What: BLUE HILLS RESERVATION

When: Sunday, March 14, 2010 11:00 AM

Price: $1.00 per person

Where:
The Blue Hills Reservation
695 Hillside Street
Milton, MA 02186
[masked]







The Blue Hills Reservation


Blue Hills Reservation
Reservation Headquarters
695 Hillside Street, Milton, MA 02186
[masked]

Located only minutes from the bustle of downtown Boston, the DCR Blue Hills Reservation stretches over 7,000 acres from Quincy to Dedham, Milton to Randolph, providing a green oasis in an urban environment. Rising above the horizon, Great Blue Hill reaches a height of 635 feet, the highest of the 22 hills in the Blue Hills chain. From the rocky summit visitors can see over the entire metropolitan area. With its scenic views, varied terrain and 125 miles of trails, the Blue Hills Reservation offers year-round enjoyment for the outdoor enthusiast.

The Blue Hills
The Blue Hills were so named by early European explorers who, while sailing along the coastline, noticed the bluish hue on the slopes when viewed from a distance. More than ten thousand years before those Europeans arrived, Native Americans made their home in the hills. The Natives referred to themselves as Massachusett, or "people of the great hills". Eventually the Europeans began settling in this region. The colonists built houses and barns, cleared fields for crops and livestock and logged the hillsides for lumber.
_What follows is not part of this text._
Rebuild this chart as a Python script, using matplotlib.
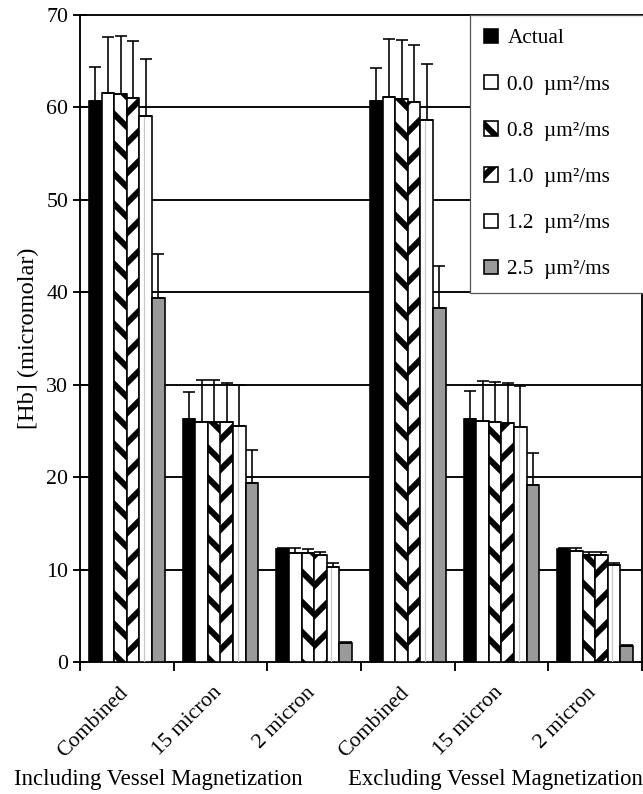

In 1893, the Metropolitan Parks Commission purchased the lands of Blue Hills Reservation as one of the first areas set aside for public recreation. Today, the reservation is rich in both archaeological and historic resources. Sixteen historic structures listed on the National Register tell the fascinating tales of Native Americans, explorers, farmers, quarry workers and inventors. Additionally the Blue Hills Weather Observatory, a National Historic Landmark, sits atop Great Blue Hill, as a crowning feature.

The living treasures of the Blue Hills include flora, fauna and natural phenomena ? from coyotes to copperheads, dogwoods to lady's slippers, and turkey vultures to dragonflies. Trails traverse upland and bottomland forests, marsh, swamp and pond edges, meadows and an Atlantic white cedar bog. A great variety of plant and animal life thrive in the diverse habitats, including several rare and endangered species in Massachusetts, such as the timber rattlesnake.